Nous devons appeler à l’accès pour les migrantes et migrants au droit commun et enfin dépénaliser le séjour irrégulier, notamment amnistier toutes les condamnations relatives au séjour irrégulier. Il faudra supprimer définitivement la double peine, aberration juridique et humaine.
Nous faisons face à l’industrialisation de la rétention : des centres de plus en plus grand sont construits comme celui du Mesnil-Amelot (240 places, ce qui est contraire au Droit Européen). Si Monsieur Besson s’en va que va-t-il en advenir ? Il faut définitivement renoncer aux centres de rétention et autres zones d’attente. Ces espaces pénitentiaires produisent les mêmse effets que nos prisons : violence, zones de non-droit et suicides en cascade.

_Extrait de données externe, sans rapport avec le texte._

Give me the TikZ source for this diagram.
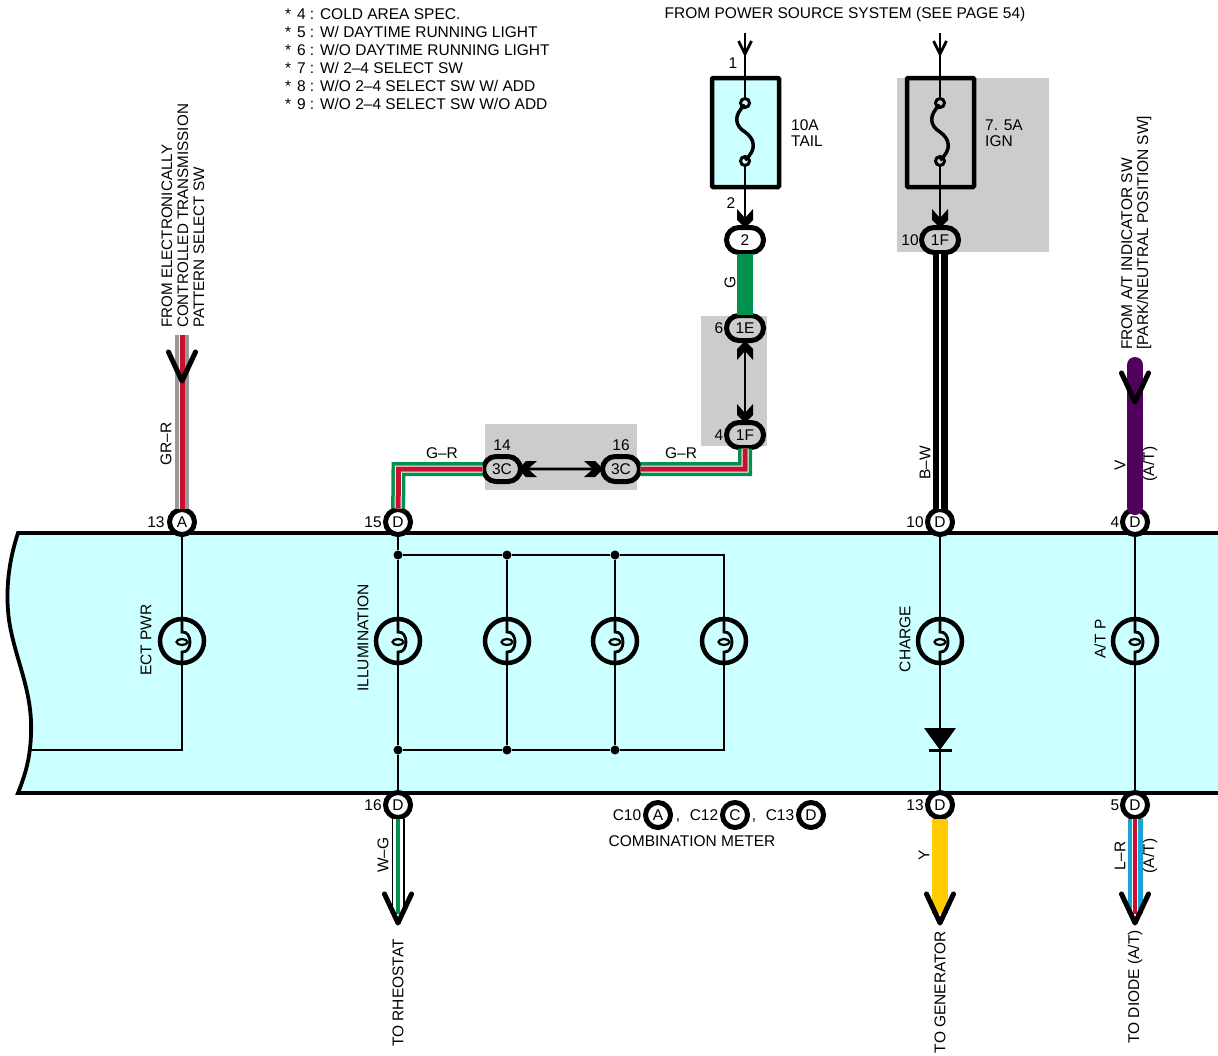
\documentclass[tikz,border=0pt]{standalone}
\usepackage{fontspec}
\setmainfont{Liberation Sans}
\usetikzlibrary{arrows,%
                shapes,positioning}

\definecolor{meterbg}{HTML}{CCFFFF}
\definecolor{greybg}{HTML}{CCCCCC}
\definecolor{wgreen}{HTML}{00924F}
\definecolor{wred}{HTML}{CC0F2F}
\definecolor{wblue}{HTML}{16A5D6}
\definecolor{wgray}{HTML}{999999}
\definecolor{wviolet}{HTML}{52005E}
\definecolor{wyellow}{HTML}{FFCC00}

\tikzset{
  txt/.style={inner sep=0pt,align=left,font=\fontsize{15.5}{16}\selectfont},
  rtxt/.style={txt,rotate=90},
  conn/.style={txt,circle,draw,line width=5pt,fill=white,minimum size=25pt},
  pill/.style={txt,rounded rectangle,draw,line width=5pt,minimum width=37pt,minimum height=25pt},
  bulb/.style={circle,draw,line width=4.5pt,minimum size=44pt,inner sep=0pt},
  fuse/.style={rectangle,draw,line width=4.5pt,minimum width=67pt,minimum height=109pt,rounded corners=1pt},
  ring/.style={circle,draw,line width=3pt,minimum size=9pt,inner sep=0pt},
  dot/.style={circle,fill,minimum size=9pt,inner sep=0pt},
  wire/.style={line width=2.8pt},
  joined/.style={shorten <=-1.5pt,shorten >=-1.5pt},
  wireGR/.style={joined,line width=5pt,wred,preaction={draw,wgreen,line width=14pt},preaction={draw,white,line width=7pt}},
  wireGY/.style={joined,line width=5pt,wred,preaction={draw,wgray,line width=14pt},preaction={draw,white,line width=6.5pt}},
  wireLR/.style={joined,line width=4.5pt,wred,preaction={draw,wblue,line width=15pt},preaction={draw,white,line width=6.5pt}},
  wireWG/.style={joined,line width=4pt,wgreen,preaction={draw,black,line width=13pt},preaction={draw,white,line width=10.5pt}},
  wireBW/.style={joined,line width=2.5pt,white,preaction={draw,black,line width=15pt}},
  chev/.pic={\fill (0,0) -- (8,-8) -- (8,-19) -- (0,-10) -- (-8,-19) -- (-8,-8) -- cycle;},
  bigvee/.pic={\draw[line width=5pt,line cap=round,line join=round] (-13.5,-29) -- (0,0) -- (13.5,-29);},
  smallvee/.pic={\draw[wire,line join=round] (-6.5,-13) -- (0,0) -- (6.5,-13);},
  fusecurve/.pic={\draw[line width=3.5pt] (0,-27) .. controls (-12,-17) and (-10,-6) .. (0,0) .. controls (10,7) and (12,18) .. (0,28);}
}

\newcommand{\Bulb}[2]{
\node[bulb] (#1) at (#2,641) {};
\draw[wire] (#1.north) -- (#2,632) .. controls ({#2+10.7},631) and ({#2+10.7},653) .. (#2,652) -- (#1.south);
\draw[line width=2.2pt] (#2,642) ellipse (5.5 and 3);
}

\begin{document}
\begin{tikzpicture}[x=1pt,y=-1pt]
\useasboundingbox (0,0) rectangle (1218,1055);

\fill[greybg] (485,424) rectangle (637,490);
\fill[greybg] (701,316) rectangle (767,446);
\fill[greybg] (897,78) rectangle (1049,252);

\draw[line width=3.8pt,fill=meterbg] (1218,533) -- (18,533) .. controls (9,560) and (5,590) .. (9,620) .. controls (15,660) and (33,690) .. (31,735) .. controls (30,760) and (25,775) .. (18,793) -- (1218,793);

\node[fuse,fill=meterbg] (FA) at (745.5,132.5) {};
\node[fuse] (FB) at (940.5,132.5) {};
\node[ring,fill=meterbg] (RA) at (745,103) {};
\node[ring,fill=meterbg] (RB) at (745,161) {};
\node[ring,fill=greybg] (RC) at (940,103) {};
\node[ring,fill=greybg] (RD) at (940,161) {};
\path (745,132) pic {fusecurve};
\path (940,132) pic {fusecurve};

\coordinate (TA) at (745,33);
\coordinate (TB) at (940,33);
\coordinate (TC) at (182,336);
\coordinate (TD) at (1135,365);
\coordinate (EA) at (398,912);
\coordinate (EB) at (940,912);
\coordinate (EC) at (1135,912);
\coordinate (CL) at (398.5,469);
\coordinate (CR) at (745,469);
\coordinate (KA) at (724,555);
\coordinate (KB) at (724,750);
\coordinate (KC) at (182,750);
\coordinate (KD) at (31,750);

\node[conn] (CA) at (182,522) {A};
\node[conn] (CB) at (398,522) {D};
\node[conn] (CC) at (940,522) {D};
\node[conn] (CD) at (1135,522) {D};
\node[conn] (CE) at (398,805) {D};
\node[conn] (CF) at (940,805) {D};
\node[conn] (CG) at (1135,805) {D};

\node[pill,fill=white] (PA) at (745,240) {2};
\node[pill,fill=greybg] (PB) at (940,240) {1F};
\node[pill,fill=greybg] (PC) at (745,328) {1E};
\node[pill,fill=greybg] (PD) at (745,435) {1F};
\node[pill,fill=greybg] (PE) at (621,469) {3C};
\node[pill,fill=greybg] (PF) at (502,469) {3C};

\Bulb{LA}{182}
\Bulb{LB}{398}
\Bulb{LC}{507}
\Bulb{LD}{615}
\Bulb{LE}{724}
\Bulb{LF}{940}
\Bulb{LG}{1135}

\node[dot] (JA) at (398,555) {};
\node[dot] (JB) at (507,555) {};
\node[dot] (JC) at (615,555) {};
\node[dot] (JD) at (398,750) {};
\node[dot] (JE) at (507,750) {};
\node[dot] (JF) at (615,750) {};

\draw[wire] (TA) -- (RA);
\draw[wire] (RB) -- (PA);
\draw[wire] (TB) -- (RC);
\draw[wire] (RD) -- (PB);
\draw[wire] (PC) -- (PD);
\draw[wire] (PF) -- (PE);

\draw[joined,wgreen,line width=16pt] (PA) -- (PC);
\draw[wireBW] (PB) -- (CC);
\draw[wireGR] (PD) -- (CR) -- (PE);
\draw[wireGR] (PF) -- (CL) -- (CB);
\draw[wireGY] (TC) -- (CA);
\draw[wviolet,line width=16pt,line cap=round] (TD) -- (CD);
\draw[wireWG] (CE) -- (EA);
\draw[joined,wyellow,line width=16pt] (CF) -- (EB);
\draw[wireLR] (CG) -- (EC);

\draw[wire] (CA) -- (LA);
\draw[wire] (LA) -- (KC) -- (KD);
\draw[wire] (CB) -- (JA) -- (LB);
\draw[wire] (LB) -- (JD) -- (CE);
\draw[wire] (JA) -- (JB) -- (JC) -- (KA) -- (LE);
\draw[wire] (LE) -- (KB) -- (JF) -- (JE) -- (JD);
\draw[wire] (JB) -- (LC) -- (JE);
\draw[wire] (JC) -- (LD) -- (JF);
\draw[wire] (CC) -- (LF);
\draw[wire] (LF) -- (CF);
\draw[wire] (CD) -- (LG);
\draw[wire] (LG) -- (CG);

\fill (924,728) -- (956,728) -- (940,750) -- cycle;
\draw[wire] (929,750.5) -- (952,750.5);

\path (745,228) pic {chev};
\path (940,228) pic {chev};
\path (745,341) pic[rotate=180] {chev};
\path (745,423) pic {chev};
\path (518,469) pic[rotate=-90] {chev};
\path (603,469) pic[rotate=90] {chev};

\path (745,54) pic {smallvee};
\path (940,54) pic {smallvee};
\path (182,381) pic {bigvee};
\path (1135,402) pic {bigvee};
\path (398,923) pic {bigvee};
\path (940,923) pic {bigvee};
\path (1135,923) pic {bigvee};

\node[txt,font=\fontsize{15.5}{18}\selectfont,anchor=west] (NOTE) at (285,59) {*\hspace{1.5pt} 4 : COLD AREA SPEC.\\*\hspace{1.5pt} 5 : W/ DAYTIME RUNNING LIGHT\\*\hspace{1.5pt} 6 : W/O DAYTIME RUNNING LIGHT\\*\hspace{1.5pt} 7 : W/ 2--4 SELECT SW\\*\hspace{1.5pt} 8 : W/O 2--4 SELECT SW W/ ADD\\*\hspace{1.5pt} 9 : W/O 2--4 SELECT SW W/O ADD};
\node[txt] (SRC) at (845,14) {FROM POWER SOURCE SYSTEM (SEE PAGE 54)};
\node[txt,anchor=west] (AMPA) at (791,133) {10A\\TAIL};
\node[txt,anchor=west] (AMPB) at (985,133) {7. 5A\\IGN};
\node[rtxt,anchor=west,font=\fontsize{15.2}{16}\selectfont] (FROMA) at (183,328) {FROM ELECTRONICALLY\\CONTROLLED TRANSMISSION\\PATTERN SELECT SW};
\node[rtxt,anchor=west] (FROMB) at (1136,350) {FROM A/T INDICATOR SW\\{[}PARK/NEUTRAL POSITION SW{]}};

\node[txt] (NA) at (733,63) {1};
\node[txt] (NB) at (731,203) {2};
\node[txt] (NC) at (910,240) {10};
\node[txt] (ND) at (719,328) {6};
\node[txt] (NE) at (719,435) {4};
\node[txt] (NF) at (502,445) {14};
\node[txt] (NG) at (621,445) {16};
\node[txt] (NH) at (156,522) {13};
\node[txt] (NI) at (373,522) {15};
\node[txt] (NJ) at (915,522) {10};
\node[txt] (NK) at (1115,522) {4};
\node[txt] (NL) at (373,805) {16};
\node[txt] (NM) at (915,805) {13};
\node[txt] (NN) at (1115,805) {5};

\node[txt] (WA) at (442,453) {G--R};
\node[txt] (WB) at (681,453) {G--R};
\node[rtxt] (WC) at (730,282) {G};
\node[rtxt] (WD) at (925,463) {B--W};
\node[rtxt] (WE) at (166,444) {GR--R};
\node[rtxt] (WF) at (1120,465) {V};
\node[rtxt] (WG) at (1150,464) {(A/T)};
\node[rtxt] (WH) at (383,855) {W--G};
\node[rtxt] (WI) at (924,855) {Y};
\node[rtxt] (WJ) at (1120,856) {L--R};
\node[rtxt] (WK) at (1150,856) {(A/T)};

\node[rtxt] (MA) at (146,640) {ECT PWR};
\node[rtxt] (MB) at (363,638) {ILLUMINATION};
\node[rtxt] (MC) at (905,639) {CHARGE};
\node[rtxt] (MD) at (1100,639) {A/T P};

\node[rtxt] (OA) at (398,993) {TO RHEOSTAT};
\node[rtxt] (OB) at (940,992) {TO GENERATOR};
\node[rtxt] (OC) at (1135,987) {TO DIODE (A/T)};

\node[txt] (TCA) at (627,815) {C10};
\node[conn] (GA) at (658,815) {A};
\node[txt,anchor=base] (CMA) at (678,820) {,};
\node[txt] (TCB) at (704,815) {C12};
\node[conn] (GB) at (735,815) {C};
\node[txt,anchor=base] (CMB) at (754,820) {,};
\node[txt] (TCC) at (780,815) {C13};
\node[conn] (GC) at (811,815) {D};
\node[txt] (NAME) at (692,841) {COMBINATION METER};

\end{tikzpicture}
\end{document}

Mais surtout nous devons retrouver le sens de l’accueil et de la solidarité en mettant en place une vraie politique d’accueil, de suivi et d’accompagnement des primo-arrivantEs : dans l’apprentissage de la langue, l’éducation, la santé ou le logement. La France doit signer, ratifier et appliquer la « Convention internationale des Nations Unies sur la protection des droits des travailleurs migrants et des membres de leur famille » et, en conséquence, aligner le droit à vivre en famille des étranger/es sur celui des Français/es. Egalité et vivre ensemble, c’est aussi offrir la citoyenneté de résidence par l’octroi du droit de vote et d’éligibilité à tou/tes les étranger/es à toutes les élections, faciliter l’accès à la nationalité française et lutter plus efficacement contre les discriminations.

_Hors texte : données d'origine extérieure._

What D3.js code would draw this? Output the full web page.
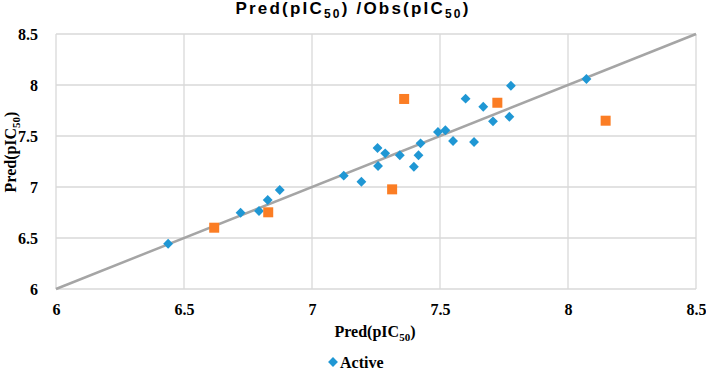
<!DOCTYPE html>
<html><head><meta charset="utf-8">
<script src="https://cdn.jsdelivr.net/npm/d3@7"></script>
<style>body{margin:0;background:#fff}</style>
</head><body>
<svg id="c" width="706" height="369"></svg>
<script>
const activeX = [6.438,6.721,6.793,6.827,6.874,7.124,7.193,7.256,7.286,7.258,7.343,7.398,7.416,7.424,7.492,7.521,7.551,7.600,7.633,7.669,7.707,7.771,7.777,8.072];
const activeY = [6.444,6.748,6.765,6.873,6.971,7.111,7.052,7.382,7.330,7.206,7.311,7.199,7.311,7.428,7.539,7.556,7.451,7.866,7.441,7.787,7.644,7.689,7.993,8.059];
const testX = [6.618,6.829,7.313,7.360,7.724,8.147];
const testY = [6.601,6.752,6.977,7.863,7.826,7.650];
const ticks = [6,6.5,7,7.5,8,8.5];
const tickLabels = ["6","6.5","7","7.5","8","8.5"];
const legendLabels = ["Active"];

const svg = d3.select("#c");
const x = d3.scaleLinear().domain([6,8.5]).range([56,696]);
const y = d3.scaleLinear().domain([6,8.5]).range([289,34]);
const grid = "#d9d9d9";

svg.append("g").selectAll("line").data(ticks).join("line")
  .attr("x1", d=>x(d)).attr("x2", d=>x(d)).attr("y1", y(8.5)).attr("y2", y(6))
  .attr("stroke", grid).attr("stroke-width", 1.3);
svg.append("g").selectAll("line").data(ticks).join("line")
  .attr("y1", d=>y(d)).attr("y2", d=>y(d)).attr("x1", x(6)).attr("x2", x(8.5))
  .attr("stroke", grid).attr("stroke-width", 1.3);

const xAxis = svg.append("g").attr("transform",`translate(0,${y(6)})`)
  .call(d3.axisBottom(x).tickValues(ticks).tickFormat((d,i)=>tickLabels[i]).tickSize(0).tickPadding(15));
const yAxis = svg.append("g").attr("transform",`translate(${x(6)},0)`)
  .call(d3.axisLeft(y).tickValues(ticks).tickFormat((d,i)=>tickLabels[i]).tickSize(0).tickPadding(18));
[xAxis,yAxis].forEach(a=>{
  a.attr("font-family", null).attr("font-size", null);
  a.select(".domain").remove();
  a.selectAll("text").style("font-family","'Liberation Serif',serif").style("font-weight","bold")
   .style("font-size","16px").attr("fill","#000");
});

svg.append("line").attr("x1",x(6)).attr("y1",y(6)).attr("x2",x(8.5)).attr("y2",y(8.5))
  .attr("stroke","#a5a5a5").attr("stroke-width",2.5);

const blue = "#1f97d4", orange = "#fb7d24";
const diamond = d3.symbol().type(d3.symbolDiamond2).size(62);
svg.append("g").selectAll("path").data(activeX).join("path")
  .attr("d", diamond).attr("fill", blue)
  .attr("transform", (d,i)=>`translate(${x(d)},${y(activeY[i])})`);
svg.append("g").selectAll("rect").data(testX).join("rect")
  .attr("x", d=>x(d)-5).attr("y",(d,i)=>y(testY[i])-5).attr("width",10).attr("height",10)
  .attr("fill", orange);

const t = svg.append("text").attr("x",353).attr("y",14).attr("text-anchor","middle")
  .attr("font-family","'Liberation Sans',Arial,sans-serif").attr("font-weight","bold")
  .attr("font-size",17).attr("letter-spacing","2.2px").attr("fill","#000");
t.append("tspan").text("Pred(pIC");
t.append("tspan").attr("font-size",12).attr("dy",4).text("50");
t.append("tspan").attr("dy",-4).text(") /Obs(pIC");
t.append("tspan").attr("font-size",12).attr("dy",4).text("50");
t.append("tspan").attr("dy",-4).text(")");

const xl = svg.append("text").attr("x",375).attr("y",337).attr("text-anchor","middle")
  .attr("font-family","'Liberation Serif',serif").attr("font-weight","bold").attr("font-size",16).attr("fill","#000");
xl.append("tspan").text("Pred(pIC");
xl.append("tspan").attr("font-size",11).attr("dy",4).text("50");
xl.append("tspan").attr("dy",-4).text(")");

const yl = svg.append("text").attr("transform","translate(16,152) rotate(-90)").attr("text-anchor","middle")
  .attr("font-family","'Liberation Serif',serif").attr("font-weight","bold").attr("font-size",16).attr("fill","#000");
yl.append("tspan").text("Pred(pIC");
yl.append("tspan").attr("font-size",11).attr("dy",4).text("50");
yl.append("tspan").attr("dy",-4).text(")");

const lg = svg.append("g").attr("transform","translate(333,362)");
lg.append("path").attr("d", d3.symbol().type(d3.symbolDiamond2).size(62)).attr("fill", blue);
lg.append("text").attr("x",7).attr("y",5.5).text(legendLabels[0])
  .attr("font-family","'Liberation Serif',serif").attr("font-weight","bold").attr("font-size",16).attr("fill","#000");
</script>
</body></html>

Le monde bouge, si nous ne savons réagir aux défis actuels, comment envisager les enjeux de demain ? Ainsi nous participerons au développement d’un débat international sur les droits des réfugiés climatiques (élargissement de la Convention de Genève ou adoption d’une Convention spécifique).
La mise en œuvre de tous ces principes suppose une refonte totale du Code de l’entrée et du séjour des étrangers et du droit d’asile (CESEDA), qui devra être faite par le prochain gouvernement soutenu par Les Verts et le rassemblement des écologistes.